这星期司机送我回家,正好他孙子想来玩,于是带着他来了。这个小家伙在车上从来没消停过,跳上跳下不说,嘴里更是爷爷爷爷地叫个不停。我静静地看着他,就这么看着他。一下子发现原来自己很安静,和原来的自己判若两人。时间总能磨去人初生时的棱角,在岁月的流逝中带走它们的残渣,不是吗?他为了要吃一袋番茄味的薯片跳上跳下。我想起了《灵魂饭》里那个孩提时期的余海果,那个听了一遍小燕子就让他爸爸酝酿整整一年的巴赫贝多芬土崩瓦解的余海果。
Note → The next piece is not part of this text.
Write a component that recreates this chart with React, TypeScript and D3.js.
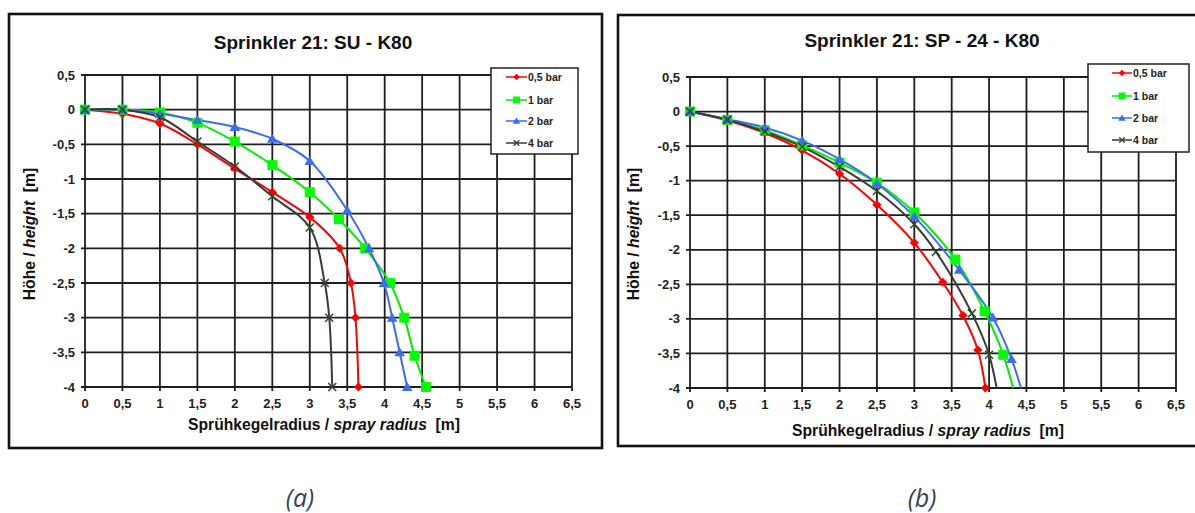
import React from "react";
import * as d3 from "d3";

// ---------- DATA ----------
const X_TICKS = [0, 0.5, 1, 1.5, 2, 2.5, 3, 3.5, 4, 4.5, 5, 5.5, 6, 6.5];
const Y_TICKS = [0.5, 0, -0.5, -1, -1.5, -2, -2.5, -3, -3.5, -4];
const SERIES_NAMES = ["0,5 bar", "1 bar", "2 bar", "4 bar"];

// Panel (a) Sprinkler 21: SU - K80
const suBar05: [number, number][] = [
  [0, 0], [0.5, -0.06], [1, -0.2], [1.5, -0.5], [2, -0.85], [2.5, -1.19],
  [3, -1.55], [3.4, -2.0], [3.55, -2.5], [3.61, -3.0], [3.65, -4.0],
];
const suBar1: [number, number][] = [
  [0, 0], [0.5, 0], [1, -0.04], [1.5, -0.19], [2, -0.46], [2.5, -0.8],
  [3, -1.19], [3.39, -1.58], [3.74, -2.0], [4.07, -2.5], [4.26, -3.0],
  [4.4, -3.55], [4.55, -4.0],
];
const suBar2: [number, number][] = [
  [0, 0], [0.5, 0], [1, -0.06], [1.5, -0.15], [2, -0.25], [2.5, -0.42],
  [3, -0.74], [3.5, -1.45], [3.79, -2.0], [3.99, -2.5], [4.1, -3.0],
  [4.2, -3.5], [4.3, -4.0],
];
const suBar4: [number, number][] = [
  [0, 0], [0.5, 0], [1, -0.11], [1.5, -0.46], [2, -0.82], [2.5, -1.25],
  [3, -1.7], [3.2, -2.5], [3.26, -3.0], [3.3, -4.0],
];

// Panel (b) Sprinkler 21: SP - 24 - K80
const spBar05: [number, number][] = [
  [0, 0], [0.5, -0.13], [1, -0.31], [1.5, -0.56], [2, -0.9], [2.5, -1.35],
  [3, -1.9], [3.38, -2.47], [3.65, -2.95], [3.85, -3.45], [3.95, -4.0],
];
const spBar1: [number, number][] = [
  [0, 0], [0.5, -0.12], [1, -0.27], [1.5, -0.49], [2, -0.74], [2.5, -1.03],
  [3, -1.46], [3.55, -2.14], [3.94, -2.89], [4.19, -3.52], [4.44, -4.5],
];
const spBar2: [number, number][] = [
  [0, 0], [0.5, -0.11], [1, -0.23], [1.5, -0.42], [2, -0.69], [2.5, -1.04],
  [3, -1.52], [3.6, -2.29], [4.05, -2.98], [4.3, -3.58], [4.56, -4.5],
];
const spBar4: [number, number][] = [
  [0, 0], [0.5, -0.12], [1, -0.29], [1.5, -0.51], [2, -0.8], [2.5, -1.15],
  [3, -1.63], [3.29, -2.03], [3.77, -2.92], [4.0, -3.52], [4.18, -4.5],
];

// ---------- STYLES ----------
const COLORS = ["#ff0000", "#00ee00", "#3b6cf2", "#3a3a3a"];
const MARKER_FILL = ["#ff0000", "#00ff00", "#3b6cf2", "#2c4a2c"];
const FONT = "'Liberation Sans', Arial, sans-serif";

type Marker = "diamond" | "square" | "triangle" | "x";
const MARKERS: Marker[] = ["diamond", "square", "triangle", "x"];

function markerPath(kind: Marker, cx: number, cy: number, scale = 1): string {
  const p = d3.path();
  if (kind === "diamond") {
    const r = 4.6 * scale;
    p.moveTo(cx, cy - r); p.lineTo(cx + r, cy); p.lineTo(cx, cy + r); p.lineTo(cx - r, cy); p.closePath();
  } else if (kind === "square") {
    const r = 5 * scale;
    p.rect(cx - r, cy - r, 2 * r, 2 * r);
  } else if (kind === "triangle") {
    const w = 5.3 * scale, h = 5 * scale;
    p.moveTo(cx, cy - h); p.lineTo(cx + w, cy + h * 0.8); p.lineTo(cx - w, cy + h * 0.8); p.closePath();
  } else {
    const r = 4 * scale;
    p.moveTo(cx - r, cy - r); p.lineTo(cx + r, cy + r);
    p.moveTo(cx - r, cy + r); p.lineTo(cx + r, cy - r);
  }
  return p.toString();
}

function fmt(v: number) {
  return String(v).replace(".", ",");
}

interface PanelProps {
  id: string;
  title: string;
  titleX: number;
  titleY: number;
  frame: { x: number; y: number; w: number; h: number };
  plot: { x0: number; x1: number; yTop: number; yBot: number };
  legend: { x: number; y: number; w: number; h: number; lineX0: number; lineX1: number; rows: number[] };
  series: [number, number][][];
  xTitleX: number;
  xTitleY: number;
  yTitleX: number;
  yTitleY: number;
  xLabelY: number;
  caption: string;
  captionX: number;
}

function Panel(props: PanelProps) {
  const { frame, plot, legend } = props;
  const x = d3.scaleLinear().domain([0, 6.5]).range([plot.x0, plot.x1]);
  const y = d3.scaleLinear().domain([0.5, -4]).range([plot.yTop, plot.yBot]);
  const line = d3
    .line<[number, number]>()
    .x((d) => x(d[0]))
    .y((d) => y(d[1]))
    .curve(d3.curveCatmullRom.alpha(0.5));
  const gridColor = "#1e1e1e";
  return (
    <g>
      <defs>
        <clipPath id={`clip-${props.id}`}>
          <rect x={plot.x0 - 20} y={plot.yTop - 20} width={plot.x1 - plot.x0 + 40} height={plot.yBot - plot.yTop + 20} />
        </clipPath>
      </defs>
      <rect x={frame.x} y={frame.y} width={frame.w} height={frame.h} fill="#fff" stroke="#111" strokeWidth={2.6} />
      <text x={props.titleX} y={props.titleY} textAnchor="middle" fontFamily={FONT} fontWeight="bold" fontSize={19} fill="#111">
        {props.title}
      </text>
      {/* grid */}
      {X_TICKS.map((t) => (
        <line key={`gx${t}`} x1={x(t)} x2={x(t)} y1={y(0.5)} y2={y(-4) + 4} stroke={gridColor} strokeWidth={1.8} />
      ))}
      {Y_TICKS.map((t) => (
        <line key={`gy${t}`} x1={x(0) - 4} x2={x(6.5)} y1={y(t)} y2={y(t)} stroke={gridColor} strokeWidth={1.8} />
      ))}
      {/* tick labels */}
      {Y_TICKS.map((t) => (
        <text key={`ly${t}`} x={x(0) - 10} y={y(t) + 4.5} textAnchor="end" fontFamily={FONT} fontWeight="bold" fontSize={13} fill="#222">
          {fmt(t)}
        </text>
      ))}
      {X_TICKS.map((t) => (
        <text key={`lx${t}`} x={x(t)} y={props.xLabelY} textAnchor="middle" fontFamily={FONT} fontWeight="bold" fontSize={13} fill="#222">
          {fmt(t)}
        </text>
      ))}
      {/* axis titles */}
      <text x={props.xTitleX} y={props.xTitleY} textAnchor="middle" fontFamily={FONT} fontWeight="bold" fontSize={15.7} fill="#111">
        Sprühkegelradius / <tspan fontStyle="italic">spray radius</tspan>{"\u00a0\u00a0"}[m]
      </text>
      <text
        transform={`translate(${props.yTitleX},${props.yTitleY}) rotate(-90)`}
        textAnchor="middle"
        fontFamily={FONT}
        fontWeight="bold"
        fontSize={15.7}
        fill="#111"
      >
        Höhe / <tspan fontStyle="italic">height</tspan>{"\u00a0\u00a0"}[m]
      </text>
      {/* series lines */}
      <g clipPath={`url(#clip-${props.id})`}>
        {props.series.map((s, i) => (
          <path key={`s${i}`} d={line(s) || ""} fill="none" stroke={COLORS[i]} strokeWidth={2} />
        ))}
      </g>
      {/* markers */}
      {props.series.map((s, i) =>
        s
          .filter((d) => d[1] >= -4.001)
          .map((d, j) => {
            const k = MARKERS[i];
            return (
              <path
                key={`m${i}-${j}`}
                d={markerPath(k, x(d[0]), y(d[1]))}
                fill={k === "x" ? "none" : MARKER_FILL[i]}
                stroke={k === "x" ? MARKER_FILL[i] : "none"}
                strokeWidth={k === "x" ? 1.5 : 0}
              />
            );
          })
      )}
      {/* legend */}
      <rect x={legend.x} y={legend.y} width={legend.w} height={legend.h} fill="#fff" stroke="#222" strokeWidth={1.5} />
      {SERIES_NAMES.map((name, i) => {
        const ry = legend.rows[i];
        const mx = (legend.lineX0 + legend.lineX1) / 2;
        const k = MARKERS[i];
        return (
          <g key={`lg${i}`}>
            <line x1={legend.lineX0} x2={legend.lineX1} y1={ry} y2={ry} stroke={COLORS[i]} strokeWidth={1.5} />
            <path
              d={markerPath(k, mx, ry, 0.7)}
              fill={k === "x" ? "none" : MARKER_FILL[i]}
              stroke={k === "x" ? MARKER_FILL[i] : "none"}
              strokeWidth={k === "x" ? 1.3 : 0}
            />
            <text x={legend.lineX1 + 1} y={ry + 4} fontFamily={FONT} fontWeight="bold" fontSize={10.5} fill="#222">
              {name}
            </text>
          </g>
        );
      })}
      <text
        x={props.captionX}
        y={507}
        textAnchor="middle"
        fontFamily="'Open Sans', 'DejaVu Sans', sans-serif"
        fontStyle="italic"
        fontSize={25}
        fill="#34435a"
      >
        {props.caption}
      </text>
    </g>
  );
}

export default function App() {
  return (
    <svg width={1195} height={513} style={{ position: "absolute", left: 0, top: 0, background: "#fff" }}>
      <rect x={0} y={0} width={1195} height={513} fill="#fff" />
      <Panel
        id="a"
        title="Sprinkler 21: SU - K80"
        titleX={313}
        titleY={49}
        frame={{ x: 9, y: 14, w: 593, h: 434 }}
        plot={{ x0: 85, x1: 572, yTop: 75, yBot: 387 }}
        legend={{ x: 491, y: 68, w: 87, h: 86, lineX0: 506, lineX1: 527, rows: [77, 100, 121, 143] }}
        series={[suBar05, suBar1, suBar2, suBar4]}
        xTitleX={324}
        xTitleY={430}
        yTitleX={35}
        yTitleY={234}
        xLabelY={408}
        caption="(a)"
        captionX={300}
      />
      <Panel
        id="b"
        title="Sprinkler 21: SP - 24 - K80"
        titleX={922}
        titleY={47}
        frame={{ x: 618, y: 15, w: 590, h: 431 }}
        plot={{ x0: 690, x1: 1176, yTop: 77, yBot: 388 }}
        legend={{ x: 1088, y: 64, w: 101, h: 88, lineX0: 1112, lineX1: 1132, rows: [73, 96, 118, 140] }}
        series={[spBar05, spBar1, spBar2, spBar4]}
        xTitleX={928}
        xTitleY={436}
        yTitleX={639}
        yTitleY={234}
        xLabelY={409}
        caption="(b)"
        captionX={922}
      />
    </svg>
  );
}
看这本书的时候觉得他很幼稚,很小孩子气,结果看到后面发现他还长我几岁……从他身上我看到了小时候的自己,那个烦躁不安,永不消停的自己。 而现在的自己,似乎是一个很沉默的人,我的心却告诉自己:你不是这样的。用谁的话来说:装深沉。
于是,于归。
清明节去扫墓,看着我的长辈们面对那座墓碑哭泣着,我却一点感觉都没有。我相信那决不是我没有感情的体现,而是我和这碑下的祖辈接触太少,感情上没有一点依赖罢了。烧纸钱的时候我的长辈在叨念着这些钱够地下的祖辈用好多时候,要他们在地下好好享受。我虽然什么都没说,但我心中有个响亮的声音在呼喊着那些金银不过是锡箔罢了。但我没有出声,我仅仅是静静地伫立着,伫立着看着我的长辈们慢慢将那些寄托着他们美好希望的纸钱燃尽。 我笑了。静静地我想,等老子死了,烧了埋这,我的子孙说不定会像今天的我一样对这个躺在小匣子里的人没什么感情甚至根本连我叫什么名字都不知道了。我觉得那样挺好,我的子孙若是愿意了解这个化成灰的家伙他们自然会问他们的父辈,他们要是不愿意那我要强求他们干嘛呢?于是我想干脆做绝点,我死了烧点灰扔大海里,让他们没处悼念,想我了就想想算了。我一直自诩是大海的孩子,小时候大海不只一次差点要了我的命,现在我也依然讨厌水。既然活着不能回归大海,死了就长眠大海吧。
于是,于归。
于何处归,归于何处,没人知道,也不会有人知道。
那么,在我们死去之前,以笑的方式哭,在死亡的伴随下活着。